Moody's endeavors to rate through the cycle. But the next
severe downcycle in Gulf of Mexico (GOM) jack-up rates began
during 1H98, arrived sooner than projected, and is likely to
progressively reduce the cash flow cushion the Baa1 rating
required in order for ENSCO to execute its modest
diversification and stock buyback programs.
One deepwater semi-submersible rig, one harsh environment
premium jack-up rig, and 3 premium barge rigs are under
construction, with the possibility of additional newbuild deep
semi's if ENSCO wins associated drilling contracts.
A second 5 million share stock-buyback program has been
announced.
The impact of a severe and extended oil price collapse on
oil companies' drilling programs triggered the downside of the
sector's innately highly elastic day rates.
GOM jack-up day rates declined sharply through 1998, GOM
and Asia Pacific utilization declined in 1998, GOM marine
transportation day rates and utilization declined in 3Q98, and
South American barge day rates declined more moderately into
3Q98.
Such weakness offset strong day rates in ENSCO's North Sea
and Asia Pacific fleets, and strong day rates and utilization
surge in the firm's GOM offshore platform rig fleet.
Net debt is currently a very low $30 million, consisting of
$373 million of cash against $403 million of total debt.
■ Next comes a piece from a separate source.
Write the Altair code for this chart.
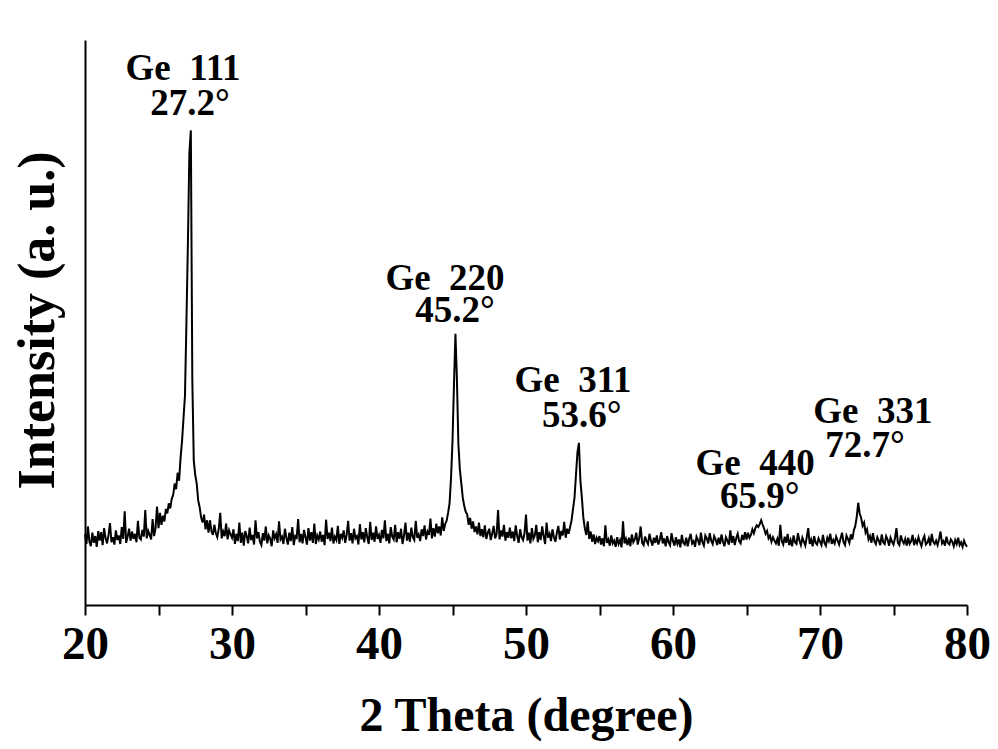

Though the current debt structure is more-than-amply
supported by 3Q98 and nine-month 1998 EBITDA ($95.5 million and
$401 million, respectively) and EBIT ($74.6 million and $340
million, respectively), Moody's expects ENSCO's earnings to
progressively decline well into 1999 and net debt to rise
moderately during 1999.
Moody's believes 1999 capex would exceed cash flow by
approximately $75 million to $100 million. 3Q98 run-rate
EBITDA/Cash Interest Expense was 11.9x and EBIT/Book Interest
Expense was 9.3x.
Gross Debt/Total Capital on 9/30/98 was 23.8% and Net
Debt/Total Capital was a very low 2%.
Commensurately, the outlooks for prospective ratings under
ENSCO's $500mm universal shelf are also given a negative
outlook.
Current shelf ratings include a (P)Baa1 on subsequent
senior unsecured note offerings, (P)Baa2 to ENSCO-level senior
subordinated offerings, and (P)baa2 to non-callable preferred
stock offerings.
ENSCO International is headquartered in Dallas, Texas.